The exact date of the launch is supposed to be 7 June, the day before the opening matches of Euro 96. But Harris concedes that his team may be pressed to meet the deadline. "We know we have got a major job to do to be ready," he said, speaking on his mobile phone as he dashed between meetings one evening last week. "Editorially, we will definitely be able to go on 7 June, but there are one or two things on the printing side still to be tied up." The benefits of launching on the back of the largest sporting event to be held in Britain since the World Cup in 1966 are surely too great to forgo, no matter what the difficulties, but Harris, somewhat surprisingly, is not totally fixated on that date. "If we do miss out on some or all of Euro 96, we still have plenty to go on this summer: Wimbledon, the Olympics. ... The point is that we have only one chance to get it right."

But even if they do, will anyone want to read it? Sports coverage in British newspapers has been expanding relentlessly in recent years, as Sunday papers have launched separate sections devoted to it, and dailies have followed suit in their Monday editions.

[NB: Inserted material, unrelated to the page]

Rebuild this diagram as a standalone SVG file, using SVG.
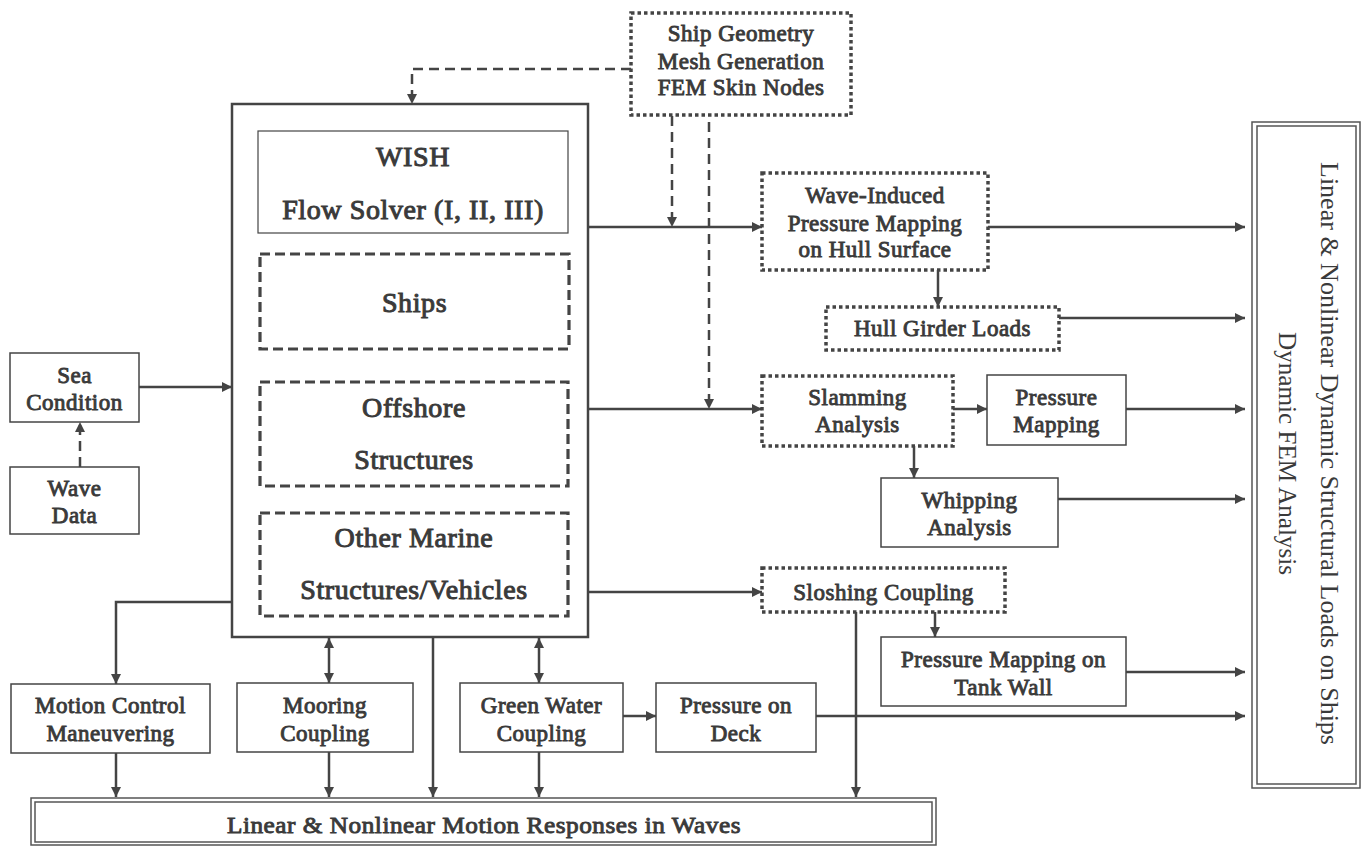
<svg xmlns="http://www.w3.org/2000/svg" width="1366" height="846" viewBox="0 0 1366 846">
<defs>
<marker id="ah" viewBox="0 0 10 10" refX="10" refY="5" markerWidth="10" markerHeight="10" markerUnits="userSpaceOnUse" orient="auto-start-reverse">
<path d="M0,0 L10,5 L0,10 z" fill="#444"/>
</marker>
<style>
.box{fill:#fff;stroke:#444;stroke-width:1.5}
.main{fill:#fff;stroke:#444;stroke-width:2.5}
.dash{fill:#fff;stroke:#444;stroke-width:3.2;stroke-dasharray:10 5}
.dot{fill:#fff;stroke:#444;stroke-width:3.5;stroke-dasharray:3.5 3}
.dbl{fill:none;stroke:#555;stroke-width:1.5}
.t{font-family:"Liberation Serif","Times New Roman",serif;font-weight:normal;font-size:23px;letter-spacing:0.5px;fill:#3a3a3a;stroke:#3a3a3a;stroke-width:0.9;text-anchor:middle}
.big{font-size:28px;stroke-width:1;letter-spacing:0.6px}
.rt{font-family:"Liberation Serif","Times New Roman",serif;font-size:25px;fill:#3a3a3a;text-anchor:middle}
.c{fill:none;stroke:#444;stroke-width:2.5;marker-end:url(#ah)}
.cd{fill:none;stroke:#444;stroke-width:2.5;stroke-dasharray:10 6;marker-end:url(#ah)}
.cb{fill:none;stroke:#444;stroke-width:2.5;marker-end:url(#ah);marker-start:url(#ah)}
</style>
</defs>
<rect width="1366" height="846" fill="#fff"/>

<g id="connectors">
<path class="cd" d="M631,69 H412 V104"/>
<path class="c" d="M139,387 H232"/>
<path class="cd" d="M80,467 V422"/>
<path class="c" d="M588,227 H762"/>
<path class="cd" d="M672,116 V227"/>
<path class="cd" d="M709,122 V409"/>
<path class="c" d="M588,409 H762"/>
<path class="c" d="M588,592 H762"/>
<path class="c" d="M988,227 H1245"/>
<path class="c" d="M938,270 V307"/>
<path class="c" d="M1059,318 H1245"/>
<path class="c" d="M953,409 H987"/>
<path class="c" d="M1126,409 H1245"/>
<path class="c" d="M914,446 V478"/>
<path class="c" d="M1058,499 H1245"/>
<path class="c" d="M935,612 V637"/>
<path class="c" d="M856,612 V797"/>
<path class="c" d="M1126,672 H1245"/>
<path class="c" d="M816,716 H1245"/>
<path class="c" d="M623,716 H656"/>
<path class="c" d="M232,602 H116 V684"/>
<path class="cb" d="M329,638 V683"/>
<path class="c" d="M433,637 V797"/>
<path class="cb" d="M539,638 V683"/>
<path class="c" d="M116,753 V797"/>
<path class="c" d="M329,752 V797"/>
<path class="c" d="M539,752 V797"/>
</g>

<g id="ship-geometry">
<rect class="dot" x="631" y="13" width="220" height="102"/>
<text class="t" x="741" y="41">Ship Geometry</text>
<text class="t" x="741" y="69">Mesh Generation</text>
<text class="t" x="741" y="95">FEM Skin Nodes</text>
</g>

<g id="wish-main">
<rect class="main" x="232" y="104" width="356" height="533"/>
</g>
<g id="wish">
<rect class="box" x="258" y="131" width="310" height="102" style="stroke-width:1.2"/>
<text class="t big" x="413" y="166">WISH</text>
<text class="t big" x="413" y="219">Flow Solver (I, II, III)</text>
</g>
<g id="ships">
<rect class="dash" x="260" y="254" width="309" height="95"/>
<text class="t big" x="414.5" y="312">Ships</text>
</g>
<g id="offshore">
<rect class="dash" x="260" y="382" width="308" height="104"/>
<text class="t big" x="414" y="417">Offshore</text>
<text class="t big" x="414" y="469">Structures</text>
</g>
<g id="other-marine">
<rect class="dash" x="260" y="513" width="308" height="103"/>
<text class="t big" x="414" y="547">Other Marine</text>
<text class="t big" x="414" y="599">Structures/Vehicles</text>
</g>

<g id="sea-condition">
<rect class="box" x="10" y="353" width="129" height="69"/>
<text class="t" x="74.5" y="383">Sea</text>
<text class="t" x="74.5" y="410">Condition</text>
</g>
<g id="wave-data">
<rect class="box" x="10" y="467" width="129" height="67"/>
<text class="t" x="74.5" y="496">Wave</text>
<text class="t" x="74.5" y="523">Data</text>
</g>

<g id="wave-induced">
<rect class="dot" x="762" y="173" width="226" height="97"/>
<text class="t" x="875" y="203">Wave-Induced</text>
<text class="t" x="875" y="231">Pressure Mapping</text>
<text class="t" x="875" y="257">on Hull Surface</text>
</g>
<g id="hull-girder">
<rect class="dot" x="826" y="307" width="233" height="43"/>
<text class="t" x="942.5" y="336">Hull Girder Loads</text>
</g>
<g id="slamming">
<rect class="dot" x="762" y="376" width="191" height="70"/>
<text class="t" x="857.5" y="405">Slamming</text>
<text class="t" x="857.5" y="432">Analysis</text>
</g>
<g id="pressure-mapping">
<rect class="box" x="987" y="375" width="139" height="70"/>
<text class="t" x="1056.5" y="405">Pressure</text>
<text class="t" x="1056.5" y="432">Mapping</text>
</g>
<g id="whipping">
<rect class="box" x="881" y="478" width="177" height="69"/>
<text class="t" x="969.5" y="508">Whipping</text>
<text class="t" x="969.5" y="535">Analysis</text>
</g>
<g id="sloshing">
<rect class="dot" x="762" y="568" width="243" height="44"/>
<text class="t" x="883.5" y="600">Sloshing Coupling</text>
</g>
<g id="tank-wall">
<rect class="box" x="881" y="637" width="245" height="69"/>
<text class="t" x="1003.5" y="667">Pressure Mapping on</text>
<text class="t" x="1003.5" y="695">Tank Wall</text>
</g>
<g id="pressure-deck">
<rect class="box" x="656" y="683" width="160" height="69"/>
<text class="t" x="736" y="713">Pressure on</text>
<text class="t" x="736" y="741">Deck</text>
</g>
<g id="green-water">
<rect class="box" x="460" y="683" width="163" height="69"/>
<text class="t" x="541.5" y="713">Green Water</text>
<text class="t" x="541.5" y="741">Coupling</text>
</g>
<g id="mooring">
<rect class="box" x="237" y="683" width="176" height="69"/>
<text class="t" x="325" y="713">Mooring</text>
<text class="t" x="325" y="741">Coupling</text>
</g>
<g id="motion-control">
<rect class="box" x="11" y="684" width="199" height="69"/>
<text class="t" x="110.5" y="713">Motion Control</text>
<text class="t" x="110.5" y="741">Maneuvering</text>
</g>

<g id="motion-responses">
<rect class="dbl" x="31" y="798" width="905" height="47"/>
<rect class="dbl" x="35" y="802" width="897" height="40"/>
<text class="t" x="484" y="833" style="font-size:24px" textLength="514" lengthAdjust="spacingAndGlyphs">Linear &amp; Nonlinear  Motion Responses in Waves</text>
</g>

<g id="structural-loads">
<rect class="dbl" x="1252" y="122" width="108" height="666"/>
<rect class="dbl" x="1257" y="126" width="99" height="658"/>
<text class="rt" transform="translate(1321,453.5) rotate(90)" textLength="583" lengthAdjust="spacingAndGlyphs">Linear  &amp; Nonlinear  Dynamic  Structural  Loads  on Ships</text>
<text class="rt" transform="translate(1279,453.5) rotate(90)" textLength="243" lengthAdjust="spacingAndGlyphs">Dynamic  FEM Analysis</text>
</g>
</svg>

British readers are notoriously conservative, and may feel that their interests are sufficiently served by their current papers. There is also the question of professional credibility: will British executives want to be seen on the train reading a sport-only paper, rather than hiding behind the covers of the Independent, the Guardian, the Telegraph or the Financial Times?

Bob Harris dismisses such fears. "We don't need to threaten the sales of any established paper," he said. "We will be a second buy for people. We aren't pretending to be like any other paper." Other than in needing readers, and lots of them.